SHORT PROBLEM: Will you output all of the data below exactly, omitting the images?

RAW DATA:
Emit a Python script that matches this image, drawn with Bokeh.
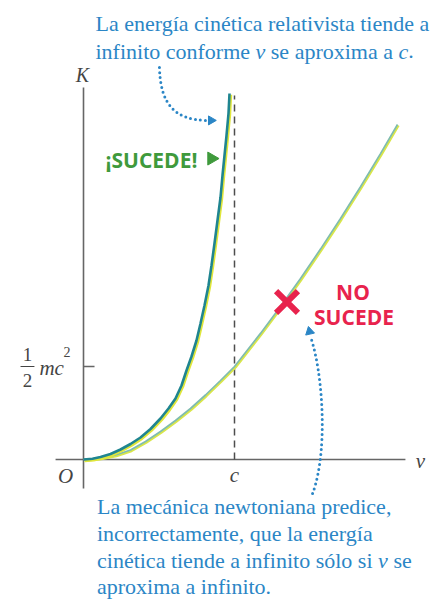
import numpy as np
from bokeh.plotting import figure
from bokeh.models import Range1d
from bokeh.core.properties import value
from bokeh.embed import file_html
from bokeh.resources import INLINE

# ---- data (v in units of c, K in units of m c^2) ----
v_rel = [0, 0.0596, 0.1126, 0.1788, 0.2450, 0.3113, 0.3775, 0.4437, 0.5099, 0.5629, 0.6093,
         0.6490, 0.6821, 0.7152, 0.7483, 0.7748, 0.8013, 0.8278, 0.8477, 0.8675, 0.8874,
         0.9073, 0.9205, 0.9338, 0.9470, 0.9603, 0.9669]
K_rel = [0, 0.0038, 0.0134, 0.0296, 0.0538, 0.0833, 0.1183, 0.1640, 0.2204, 0.2742, 0.3280,
         0.3978, 0.4785, 0.5538, 0.6398, 0.7312, 0.8280, 0.9355, 1.0430, 1.1613, 1.2849,
         1.4086, 1.5269, 1.6344, 1.7419, 1.8602, 1.9677]
v_newt = [0, 0.1126, 0.2119, 0.3113, 0.4106, 0.5099, 0.6093, 0.7086, 0.8079, 0.9073, 1.0,
          1.1722, 1.3046, 1.4371, 1.5695, 1.7020, 1.8344, 1.9669, 2.0795]
K_newt = [0, 0.0081, 0.0242, 0.0511, 0.0968, 0.1505, 0.2097, 0.2742, 0.3468, 0.4247, 0.5,
          0.6780, 0.8220, 0.9731, 1.1312, 1.2957, 1.4667, 1.6446, 1.8011]
c_speed = 1.0          # v = c
half_mc2 = 0.5         # K = 1/2 m c^2
y_ticks = [half_mc2]

# axis extents (data units)
x_axis_span = (-0.185, 2.132)
y_axis_span = (-0.156, 2.0)
c_line_top = 1.957

BLUE = "#2b86c6"
RED = "#e8234d"
GREEN = "#3f9a3c"
AX = "#666666"
SERIF = value("Liberation Serif")
SANS = value("Open Sans")
PX_PER_K = 186.0   # vertical scale of the frame, used to lift text onto its baseline

p = figure(width=444, height=599,
           x_range=Range1d(-0.54967, 2.39073), y_range=Range1d(-0.75269, 2.46774),
           output_backend="svg", toolbar_location=None,
           x_axis_location=None, y_axis_location=None, min_border=0)
p.grid.grid_line_color = None
p.outline_line_color = None
p.background_fill_color = "white"
p.border_fill_color = "white"

# axes
p.segment(x0=[0, x_axis_span[0]], y0=[y_axis_span[0], 0], x1=[0, x_axis_span[1]], y1=[y_axis_span[1], 0],
          line_color=AX, line_width=1.6)
# tick at 1/2 mc^2
p.segment(x0=[0] * len(y_ticks), y0=y_ticks, x1=[0.073] * len(y_ticks), y1=y_ticks, line_color=AX, line_width=1.6)
# dashed line at v = c
p.segment(x0=[c_speed], y0=[0], x1=[c_speed], y1=[c_line_top], line_color="#4d4d4d",
          line_width=1.5, line_dash="7 5")

# curves
vr = np.array(v_rel); kr = np.array(K_rel)
vn = np.array(v_newt); kn = np.array(K_newt)
p.line(vn + 0.006, kn - 0.005, line_color="#d9e64a", line_width=2.6)
p.line(vn, kn, line_color="#7fbcb0", line_width=1.7)
p.line(vr + 0.008, kr - 0.0065, line_color="#e0e63a", line_width=3.0)
p.line(vr, kr, line_color="#1f8590", line_width=2.6)


def txt(x, y, s, size, color="#444444", font=SERIF, style="normal", align="left"):
    y_adj = y + 0.32 * size / PX_PER_K
    p.text(x=[x], y=[y_adj], text=[s], text_font=font, text_font_size=f"{size}px",
           text_font_style=style, text_color=color, text_align=align, text_baseline="alphabetic")


# axis labels
txt(-0.0066, 2.035, "K", 20, style="italic", align="center")
txt(-0.119, -0.124, "O", 21, style="italic", align="center")
txt(c_speed, -0.118, "c", 21, style="italic", align="center")
txt(2.232, -0.043, "v", 21, style="italic", align="center")

# 1/2 mc^2 label
txt(-0.371, 0.532, "1", 19, align="center")
txt(-0.371, 0.392, "2", 19, align="center")
p.segment(x0=[-0.417], y0=[half_mc2], x1=[-0.325], y1=[half_mc2], line_color="#444444", line_width=1.2)
txt(-0.292, 0.457, "mc", 21, style="italic")
txt(-0.132, 0.556, "2", 14)

# top annotation
txt(0.0795, 2.3038, "La energía cinética relativista tiende a", 22, color=BLUE)
txt(0.0795, 2.1559, "infinito conforme", 22, color=BLUE)
txt(1.1391, 2.1559, "v", 22, color=BLUE, style="italic")
txt(1.2404, 2.1559, "se aproxima a", 22, color=BLUE)
txt(2.0861, 2.1559, "c", 22, color=BLUE, style="italic")
txt(2.1510, 2.1559, ".", 22, color=BLUE)

# bottom annotation
txt(0.0894, -0.2903, "La mecánica newtoniana predice,", 22, color=BLUE)
txt(0.0894, -0.4355, "incorrectamente, que la energía", 22, color=BLUE)
txt(0.0894, -0.5806, "cinética tiende a infinito sólo si", 22, color=BLUE)
txt(1.9510, -0.5806, "v", 22, color=BLUE, style="italic")
txt(2.0523, -0.5806, "se", 22, color=BLUE)
txt(0.0894, -0.7204, "aproxima a infinito.", 22, color=BLUE)

# dotted arrows
p.bezier(x0=[0.503, 1.517], y0=[2.108, -0.183], x1=[0.815, 1.503], y1=[1.823, 0.661],
         cx0=[0.510, 1.623], cy0=[1.903, 0.048], cx1=[0.609, 1.583], cy1=[1.828, 0.478],
         line_color=BLUE, line_width=3, line_dash="0 5", line_cap="round")
p.scatter(x=[0.845, 1.497], y=[1.823, 0.688], marker="triangle", size=9,
          angle=[-np.pi / 2, 0.22], color=BLUE)

# SUCEDE / NO SUCEDE
txt(0.450, 1.575, "¡SUCEDE!", 21, color=GREEN, font=SANS, style="bold", align="center")
p.scatter(x=[0.848], y=[1.618], marker="triangle", size=13, angle=-np.pi / 2, color=GREEN)
txt(1.7848, 0.8656, "NO", 21, color=RED, font=SANS, style="bold", align="center")
txt(1.7914, 0.7312, "SUCEDE", 21, color=RED, font=SANS, style="bold", align="center")
p.scatter(x=[1.3477], y=[0.8468], marker="x", size=31, line_color=RED, line_width=6)

open("out.html", "w").write(file_html(p, INLINE))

FINISHED EXERCISE:
Emit a Python script that matches this image, drawn with Bokeh.
import numpy as np
from bokeh.plotting import figure
from bokeh.models import Range1d
from bokeh.core.properties import value
from bokeh.embed import file_html
from bokeh.resources import INLINE

# ---- data (v in units of c, K in units of m c^2) ----
v_rel = [0, 0.0596, 0.1126, 0.1788, 0.2450, 0.3113, 0.3775, 0.4437, 0.5099, 0.5629, 0.6093,
         0.6490, 0.6821, 0.7152, 0.7483, 0.7748, 0.8013, 0.8278, 0.8477, 0.8675, 0.8874,
         0.9073, 0.9205, 0.9338, 0.9470, 0.9603, 0.9669]
K_rel = [0, 0.0038, 0.0134, 0.0296, 0.0538, 0.0833, 0.1183, 0.1640, 0.2204, 0.2742, 0.3280,
         0.3978, 0.4785, 0.5538, 0.6398, 0.7312, 0.8280, 0.9355, 1.0430, 1.1613, 1.2849,
         1.4086, 1.5269, 1.6344, 1.7419, 1.8602, 1.9677]
v_newt = [0, 0.1126, 0.2119, 0.3113, 0.4106, 0.5099, 0.6093, 0.7086, 0.8079, 0.9073, 1.0,
          1.1722, 1.3046, 1.4371, 1.5695, 1.7020, 1.8344, 1.9669, 2.0795]
K_newt = [0, 0.0081, 0.0242, 0.0511, 0.0968, 0.1505, 0.2097, 0.2742, 0.3468, 0.4247, 0.5,
          0.6780, 0.8220, 0.9731, 1.1312, 1.2957, 1.4667, 1.6446, 1.8011]
c_speed = 1.0          # v = c
half_mc2 = 0.5         # K = 1/2 m c^2
y_ticks = [half_mc2]

# axis extents (data units)
x_axis_span = (-0.185, 2.132)
y_axis_span = (-0.156, 2.0)
c_line_top = 1.957

BLUE = "#2b86c6"
RED = "#e8234d"
GREEN = "#3f9a3c"
AX = "#666666"
SERIF = value("Liberation Serif")
SANS = value("Open Sans")
PX_PER_K = 186.0   # vertical scale of the frame, used to lift text onto its baseline

p = figure(width=444, height=599,
           x_range=Range1d(-0.54967, 2.39073), y_range=Range1d(-0.75269, 2.46774),
           output_backend="svg", toolbar_location=None,
           x_axis_location=None, y_axis_location=None, min_border=0)
p.grid.grid_line_color = None
p.outline_line_color = None
p.background_fill_color = "white"
p.border_fill_color = "white"

# axes
p.segment(x0=[0, x_axis_span[0]], y0=[y_axis_span[0], 0], x1=[0, x_axis_span[1]], y1=[y_axis_span[1], 0],
          line_color=AX, line_width=1.6)
# tick at 1/2 mc^2
p.segment(x0=[0] * len(y_ticks), y0=y_ticks, x1=[0.073] * len(y_ticks), y1=y_ticks, line_color=AX, line_width=1.6)
# dashed line at v = c
p.segment(x0=[c_speed], y0=[0], x1=[c_speed], y1=[c_line_top], line_color="#4d4d4d",
          line_width=1.5, line_dash="7 5")

# curves
vr = np.array(v_rel); kr = np.array(K_rel)
vn = np.array(v_newt); kn = np.array(K_newt)
p.line(vn + 0.006, kn - 0.005, line_color="#d9e64a", line_width=2.6)
p.line(vn, kn, line_color="#7fbcb0", line_width=1.7)
p.line(vr + 0.008, kr - 0.0065, line_color="#e0e63a", line_width=3.0)
p.line(vr, kr, line_color="#1f8590", line_width=2.6)


def txt(x, y, s, size, color="#444444", font=SERIF, style="normal", align="left"):
    y_adj = y + 0.32 * size / PX_PER_K
    p.text(x=[x], y=[y_adj], text=[s], text_font=font, text_font_size=f"{size}px",
           text_font_style=style, text_color=color, text_align=align, text_baseline="alphabetic")


# axis labels
txt(-0.0066, 2.035, "K", 20, style="italic", align="center")
txt(-0.119, -0.124, "O", 21, style="italic", align="center")
txt(c_speed, -0.118, "c", 21, style="italic", align="center")
txt(2.232, -0.043, "v", 21, style="italic", align="center")

# 1/2 mc^2 label
txt(-0.371, 0.532, "1", 19, align="center")
txt(-0.371, 0.392, "2", 19, align="center")
p.segment(x0=[-0.417], y0=[half_mc2], x1=[-0.325], y1=[half_mc2], line_color="#444444", line_width=1.2)
txt(-0.292, 0.457, "mc", 21, style="italic")
txt(-0.132, 0.556, "2", 14)

# top annotation
txt(0.0795, 2.3038, "La energía cinética relativista tiende a", 22, color=BLUE)
txt(0.0795, 2.1559, "infinito conforme", 22, color=BLUE)
txt(1.1391, 2.1559, "v", 22, color=BLUE, style="italic")
txt(1.2404, 2.1559, "se aproxima a", 22, color=BLUE)
txt(2.0861, 2.1559, "c", 22, color=BLUE, style="italic")
txt(2.1510, 2.1559, ".", 22, color=BLUE)

# bottom annotation
txt(0.0894, -0.2903, "La mecánica newtoniana predice,", 22, color=BLUE)
txt(0.0894, -0.4355, "incorrectamente, que la energía", 22, color=BLUE)
txt(0.0894, -0.5806, "cinética tiende a infinito sólo si", 22, color=BLUE)
txt(1.9510, -0.5806, "v", 22, color=BLUE, style="italic")
txt(2.0523, -0.5806, "se", 22, color=BLUE)
txt(0.0894, -0.7204, "aproxima a infinito.", 22, color=BLUE)

# dotted arrows
p.bezier(x0=[0.503, 1.517], y0=[2.108, -0.183], x1=[0.815, 1.503], y1=[1.823, 0.661],
         cx0=[0.510, 1.623], cy0=[1.903, 0.048], cx1=[0.609, 1.583], cy1=[1.828, 0.478],
         line_color=BLUE, line_width=3, line_dash="0 5", line_cap="round")
p.scatter(x=[0.845, 1.497], y=[1.823, 0.688], marker="triangle", size=9,
          angle=[-np.pi / 2, 0.22], color=BLUE)

# SUCEDE / NO SUCEDE
txt(0.450, 1.575, "¡SUCEDE!", 21, color=GREEN, font=SANS, style="bold", align="center")
p.scatter(x=[0.848], y=[1.618], marker="triangle", size=13, angle=-np.pi / 2, color=GREEN)
txt(1.7848, 0.8656, "NO", 21, color=RED, font=SANS, style="bold", align="center")
txt(1.7914, 0.7312, "SUCEDE", 21, color=RED, font=SANS, style="bold", align="center")
p.scatter(x=[1.3477], y=[0.8468], marker="x", size=31, line_color=RED, line_width=6)

open("out.html", "w").write(file_html(p, INLINE))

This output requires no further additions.